We are well aware of Russia’s attempts to destabilize the Republic of Moldova through failed oligarchs and politicians with serious criminal issues who control media-political-economic empires where illegal business, government hijacking and fake news mix into a compound of near-fatal toxicity for a young democracy. For years, the European course of the Republic of Moldova could be parasitized and diverted by means of such corrosive actors. And recently, after the reformist Maia Sandu regime courageously launched – against the backdrop of Russia’s brutal and unjustified invasion of Ukraine – a firm, categorical and anti-Russian pro-European country project, they made continuous efforts to destabilize – through street riots, manipulation campaigns and fake news – the Chisinau regime.
From this point of view, the speed with which the idea of diplomacy from Bucharest – to sanction these toxic actors within the European Union – passed through the phases of proposal-negotiation-operationalization and producing effects is, in relation to the usual pace of international procedures , downright miraculous. The proposal to sanction oligarchs/failed politicians/Kremlin agents of influence in the Republic of Moldova came on February 20, 2023, from the Foreign Minister of Romania, Bogdan Aurescu. Diplomacy from Bucharest managed to convince, in only two months, until April 24, 2023, when a new meeting of the Foreign Affairs Council took place, all European capitals and European institutions to support this initiative. The agreement negotiated by Minister Aurescu was formally finalized on April 28, when the EU adopted the fastest sanctions regime ever created by the Union. According to the system proposed by Romania, the sanctions against those who seek to destabilize the Republic of Moldova aim at bans from entering the country or confiscation of assets/freezing of accounts.
Well, today, just three months after Bucharest launched its proposal, we have a firm announcement from the EU regarding the first sanctions. These target, among others, the oligarch Ilan Șor, involved in the illegal financing of political parties in the Republic of Moldova, the coordination of media manipulation campaigns, incitement to violence against the Chisinau regime, the financing of demonstrations intended to degenerate into acts of provocation, etc. ; alongside him we find names such as Marina Tauber, Vlad Plahotniuc, Igor Ceaika and Gheorghe Cavcaliuc.
The fact that these major instruments of hybrid aggression against the Republic of Moldova lose much of their ability to destabilize the regime in Chisinau will enormously help the resilience of the Republic of Moldova in the context of Russian neo-imperialism, which in Ukraine manifests itself through a traditional, bloody war, and in Moldova through an informational and psychological war, of undermining and manipulation. And a safer Republic of Moldova – like a strong Ukraine, which resists the threats of the Kremlin – represents both gains in itself, from the perspective of international law and universal morality, as well as a guarantee for Romania’s national security: as our flank of the east will be more solid, more freed from the malignant influence of the Putin regime, the more Romania will be safer.
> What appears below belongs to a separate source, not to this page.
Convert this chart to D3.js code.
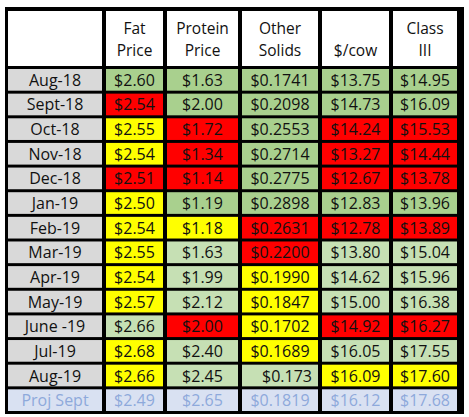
<!DOCTYPE html>
<html><head><meta charset="utf-8">
<script src="https://cdn.jsdelivr.net/npm/d3@7"></script>
<style>body{margin:0;background:#fff}</style></head>
<body><svg id="c" width="469" height="417"></svg>
<script>
const months=["Aug-18","Sept-18","Oct-18","Nov-18","Dec-18","Jan-19","Feb-19","Mar-19","Apr-19","May-19","June -19","Jul-19","Aug-19","Proj Sept"];
const headers=[["",""],["Fat","Price"],["Protein","Price"],["Other","Solids"],["","$/cow"],["Class","III"]];
const fat=["$2.60","$2.54","$2.55","$2.54","$2.51","$2.50","$2.54","$2.55","$2.54","$2.57","$2.66","$2.68","$2.66","$2.49"];
const protein=["$1.63","$2.00","$1.72","$1.34","$1.14","$1.19","$1.18","$1.63","$1.99","$2.12","$2.00","$2.40","$2.45","$2.65"];
const other=["$0.1741","$0.2098","$0.2553","$0.2714","$0.2775","$0.2898","$0.2631","$0.2200","$0.1990","$0.1847","$0.1702","$0.1689","$0.173","$0.1819"];
const perCow=["$13.75","$14.73","$14.24","$13.27","$12.67","$12.83","$12.78","$13.80","$14.62","$15.00","$14.92","$16.05","$16.09","$16.12"];
const class3=["$14.95","$16.09","$15.53","$14.44","$13.78","$13.96","$13.89","$15.04","$15.96","$16.38","$16.27","$17.55","$17.60","$17.68"];
// status per row: G=dark green, g=light green, R=red, Y=yellow, P=projection
const status=["GGGGG","RGGGG","YRGRR","YRGRR","RRGRR","YGGGG","YYRRR","YgRgg","YgYgg","YgYgg","gRYRR","YgYgg","YggYY","PPPPP"];
const cols=[fat,protein,other,perCow,class3];

const fill={G:"#a9d08e",g:"#c6e0b4",R:"#ff0000",Y:"#ffff00",P:"#d9e1f2"};
const svg=d3.select("#c");
const colEdges=[8,106,167,242,322,393,461];
const x=i=>colEdges[i], w=i=>colEdges[i+1]-colEdges[i]-4;
const y=d3.scaleBand().domain(d3.range(months.length)).range([69,411]).paddingInner(0.12);
svg.append("rect").attr("x",5).attr("y",7).attr("width",459).attr("height",407).attr("fill","#000");
const font="'Open Sans', 'Liberation Sans', sans-serif";
headers.forEach((h,i)=>{
  svg.append("rect").attr("x",x(i)).attr("y",11).attr("width",w(i)).attr("height",55).attr("fill","#fff");
  h.forEach((t,k)=>svg.append("text").attr("x",x(i)+w(i)/2).attr("y",34+k*22).attr("text-anchor","middle")
    .attr("font-family",font).attr("font-size",15.5).attr("fill","#111").text(t));
});
months.forEach((m,r)=>{
  const proj=r===months.length-1;
  const yy=y(r),hh=y.bandwidth();
  svg.append("rect").attr("x",x(0)).attr("y",yy).attr("width",w(0)).attr("height",hh).attr("fill",proj?fill.P:"#d9d9d9");
  svg.append("text").attr("x",x(0)+w(0)/2).attr("y",yy+hh/2+6).attr("text-anchor","middle")
    .attr("font-family",font).attr("font-size",16).attr("fill",proj?"#8ea9db":"#111").text(m);
  cols.forEach((c,j)=>{
    const s=status[r][j];
    const i=j+1;
    svg.append("rect").attr("x",x(i)).attr("y",yy).attr("width",w(i)).attr("height",hh).attr("fill",fill[s]);
    const right=c[r]==="$0.173";
    svg.append("text").attr("x",right?x(i)+w(i)-6:x(i)+w(i)/2).attr("y",yy+hh/2+6)
      .attr("text-anchor",right?"end":"middle")
      .attr("font-family",font).attr("font-size",16).attr("fill",proj?"#8ea9db":"#111").text(c[r]);
  });
});
</script></body></html>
I would also add that the success of the sanctions proposed by Romania for the benefit of the Republic of Moldova could represent a model for the Black Sea region as a whole, as other states here, targeted by Russian destabilization operations, categorically assume, in the manner of the regime from Chisinau, an accelerated process of European integration. As we see in the Republic of Moldova, and in Ukraine, in relation to the blackmail coming from the Kremlin, the solution is firmness and trust in international legal mechanisms.